The French austerity programme has so far singularly failed to achieve any positive results, contrary to what was promised when it was introduced. The country’s economy is effectively at a standstill, expected to expand at a mere 0.4 percent in 2014 (well below the 1.7 percent rate the government forecast earlier this year), while the public deficit will remain at around 4.4 percent of gross domestic product (up from 4.2 percent last year, and well above the government’s 3.8 percent target).
Unemployment stubbornly remains at over 10 percent. Taxes have risen, and the French are now having to pay to use services that were formerly free.
Nevertheless, Hollande and Valls are standing firm on austerity, and the French cabinet has now been cleansed of its three ‘leftists’, who have been replaced with less faint-hearted servitors of imperialism prepared to carry on implementing cuts for as long as it is required of them to do so. Montebourg’s place as economy minister has been given to a former Rothschild commercial banker, 36-year-old Emmanuel Macron.
The ‘socialists’, such as Montebourg argue that the economy would surely recover if austerity were to be relaxed so that people could have more spending money, thus putting more demand into the economy. This argument is dismissed by Macron as ‘outdated’. Instead, the French are being offered business-friendly ‘supply-side socialists’, who argue that reduced taxes on business (which necessitate public-spending cuts) will boost profitability so as to increase production for the globalised marketplace, thus creating jobs.

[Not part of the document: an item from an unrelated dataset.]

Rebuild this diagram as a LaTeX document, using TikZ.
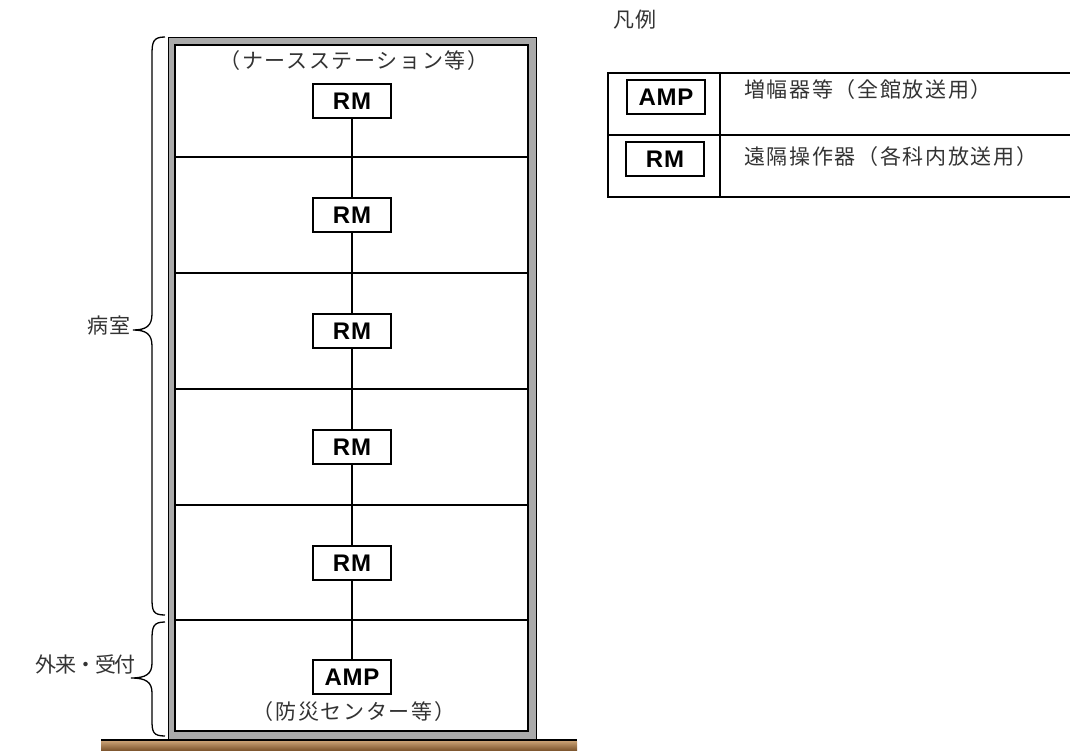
\documentclass[tikz,border=0pt]{standalone}
\usepackage{fontspec}
\setmainfont{Liberation Sans}
\newfontfamily\jp{Noto Sans CJK JP}[LetterSpace=8]
\newfontfamily\jpn{Noto Sans CJK JP}[LetterSpace=-6]
\newfontfamily\lat{Liberation Sans}[LetterSpace=3]
\definecolor{wallgray}{RGB}{170,170,170}
\definecolor{groundtop}{RGB}{200,160,115}
\definecolor{groundbot}{RGB}{120,80,40}
\begin{document}
\begin{tikzpicture}[x=1pt,y=-1pt,
  unitbox/.style={draw, line width=1.5pt, fill=white, minimum width=78pt, minimum height=34pt, inner sep=0pt, font=\lat\bfseries\fontsize{24}{24}\selectfont},
  jptext/.style={inner sep=0pt, text=black!80, font=\jp\fontsize{21}{24}\selectfont},
  wire/.style={line width=1.5pt},
  bracepath/.style={line width=1.3pt}]
\useasboundingbox (0,0) rectangle (1070,751);
% building
\filldraw[fill=wallgray, draw=black, line width=0.8pt] (168,37) rectangle (536,739);
\draw[fill=white, line width=1.5pt] (175,45) rectangle (528,731);
\foreach \yy in {157,273,389,505,620} \draw[wire] (175,\yy) -- (528,\yy);
% units
\node[unitbox] (rm1) at (352,101) {RM};
\node[unitbox] (rm2) at (352,215) {RM};
\node[unitbox] (rm3) at (352,331) {RM};
\node[unitbox] (rm4) at (352,447) {RM};
\node[unitbox] (rm5) at (352,563) {RM};
\node[unitbox] (amp) at (352,677) {AMP};
\draw[wire] (rm1.south) -- (rm2.north);
\draw[wire] (rm2.south) -- (rm3.north);
\draw[wire] (rm3.south) -- (rm4.north);
\draw[wire] (rm4.south) -- (rm5.north);
\draw[wire] (rm5.south) -- (amp.north);
\node[jptext] (ns) at (354,61) {（ナースステーション等）};
\node[jptext] (bs) at (354,712) {（防災センター等）};
% braces
\draw[bracepath] (165,37) .. controls (153,37) and (152,42) .. (152,55) -- (152,314)
  .. controls (152,326) and (146,330) .. (133,330)
  .. controls (146,330) and (152,334) .. (152,346) -- (152,598)
  .. controls (152,611) and (153,615) .. (165,615);
\draw[bracepath] (165,622) .. controls (153,622) and (152,627) .. (152,640) -- (152,663)
  .. controls (152,674) and (146,678) .. (131,678)
  .. controls (146,678) and (152,682) .. (152,693) -- (152,720)
  .. controls (152,732) and (153,736) .. (165,736);
\node[jptext, anchor=east] (lb1) at (131,326) {病室};
\node[jptext, anchor=east, font=\jpn\fontsize{21}{24}\selectfont] (lb2) at (136,664) {外来・受付};
% ground
\shade[top color=groundtop, bottom color=groundbot] (101,741) rectangle (577,751);
\draw[line width=1.5pt] (101,740) -- (577,740);
% legend
\node[jptext, anchor=west] (lg) at (613,20) {凡例};
\draw[line width=1.8pt] (1071,73) -- (608,73) -- (608,197) -- (1071,197);
\draw[line width=1.8pt] (608,135) -- (1071,135);
\draw[line width=1.8pt] (720,73) -- (720,197);
\node[unitbox] (lamp) at (666,97) {AMP};
\node[unitbox] (lrm) at (665,159) {RM};
\node[jptext, anchor=west] (t1) at (744,90) {増幅器等（全館放送用）};
\node[jptext, anchor=west] (t2) at (744,157) {遠隔操作器（各科内放送用）};
\end{tikzpicture}
\end{document}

As is explained elsewhere in this issue, however, neither approach is likely to offer any remedy for what is simply a crisis of overproduction. Cutting public spending and lowering wages exacerbates the lack of demand in the economy – obviously – while relying on borrowing to maintain public spending leads to the government having to pay higher interest rates, reducing its disposable income and risking sovereign default. Capitalism simply doesn’t have a solution except to force down the pay and conditions of the workers at home, wage war for profits abroad, and try to ride out the storm.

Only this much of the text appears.